═══ DATASET CONTENT

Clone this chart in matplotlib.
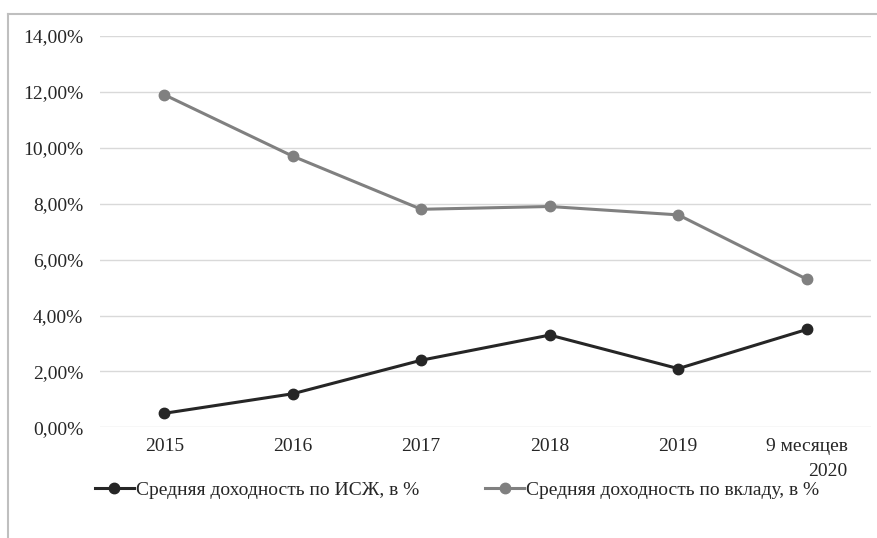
import matplotlib
matplotlib.use('Agg')
from matplotlib import pyplot as plt
from matplotlib.lines import Line2D
from matplotlib.ticker import FuncFormatter, MultipleLocator

plt.rcParams['font.family'] = ['Liberation Serif', 'DejaVu Serif']

categories = ['2015', '2016', '2017', '2018', '2019', '9 месяцев\n2020']
isz_yield = [0.5, 1.2, 2.4, 3.3, 2.1, 3.5]
deposit_yield = [11.9, 9.7, 7.8, 7.9, 7.6, 5.3]
label_isz = 'Средняя доходность по ИСЖ, в %'
label_dep = 'Средняя доходность по вкладу, в %'

fig = plt.figure(figsize=(8.78, 5.38), dpi=100)
ax = fig.add_axes([100 / 878, 1 - 427.3 / 538, 771 / 878, (427.3 - 36) / 538])

x = range(len(categories))
ax.plot(x, isz_yield, color='#262626', lw=2.2, marker='o', ms=7.5, label=label_isz, zorder=3)
ax.plot(x, deposit_yield, color='#808080', lw=2.2, marker='o', ms=7.5, label=label_dep, zorder=3)

ax.set_xlim(-0.5, len(categories) - 0.5)
ax.set_ylim(0, 14)
ax.yaxis.set_major_locator(MultipleLocator(2))
ax.yaxis.set_major_formatter(FuncFormatter(lambda v, p: '{:.2f}%'.format(v).replace('.', ',')))
ax.set_xticks(list(x))
ax.set_xticklabels(categories)
ax.grid(axis='y', color='#d9d9d9', lw=1)
ax.set_axisbelow(True)
for s in ax.spines.values():
    s.set_visible(False)
ax.tick_params(axis='both', length=0, labelsize=14, colors='#262626')
ax.tick_params(axis='y', pad=12)
ax.tick_params(axis='x', pad=8)
for lbl in ax.get_xticklabels():
    lbl.set_verticalalignment('top')
    lbl.set_multialignment('right')
    lbl.set_linespacing(1.55)

fig.legend(loc='center', bbox_to_anchor=(457 / 878, 1 - 490 / 538), ncol=2, frameon=False,
           fontsize=14, handlelength=2.0, handletextpad=0.1, columnspacing=3.4,
           labelcolor='#262626')

# chart border (top and left edges only visible)
fig.add_artist(Line2D([8 / 878, 1], [1 - 14 / 538, 1 - 14 / 538], color='#bfbfbf', lw=1.5))
fig.add_artist(Line2D([8 / 878, 8 / 878], [0, 1 - 14 / 538], color='#bfbfbf', lw=1.5))

fig.savefig('out.png', dpi=100)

══════

Repeat only what lies between the start of the data and the end of the line containing "ax = fig.add_axes([100", exactly, with pictures left out.

**FINISHED ANSWER**
Clone this chart in matplotlib.
import matplotlib
matplotlib.use('Agg')
from matplotlib import pyplot as plt
from matplotlib.lines import Line2D
from matplotlib.ticker import FuncFormatter, MultipleLocator

plt.rcParams['font.family'] = ['Liberation Serif', 'DejaVu Serif']

categories = ['2015', '2016', '2017', '2018', '2019', '9 месяцев\n2020']
isz_yield = [0.5, 1.2, 2.4, 3.3, 2.1, 3.5]
deposit_yield = [11.9, 9.7, 7.8, 7.9, 7.6, 5.3]
label_isz = 'Средняя доходность по ИСЖ, в %'
label_dep = 'Средняя доходность по вкладу, в %'

fig = plt.figure(figsize=(8.78, 5.38), dpi=100)
ax = fig.add_axes([100 / 878, 1 - 427.3 / 538, 771 / 878, (427.3 - 36) / 538])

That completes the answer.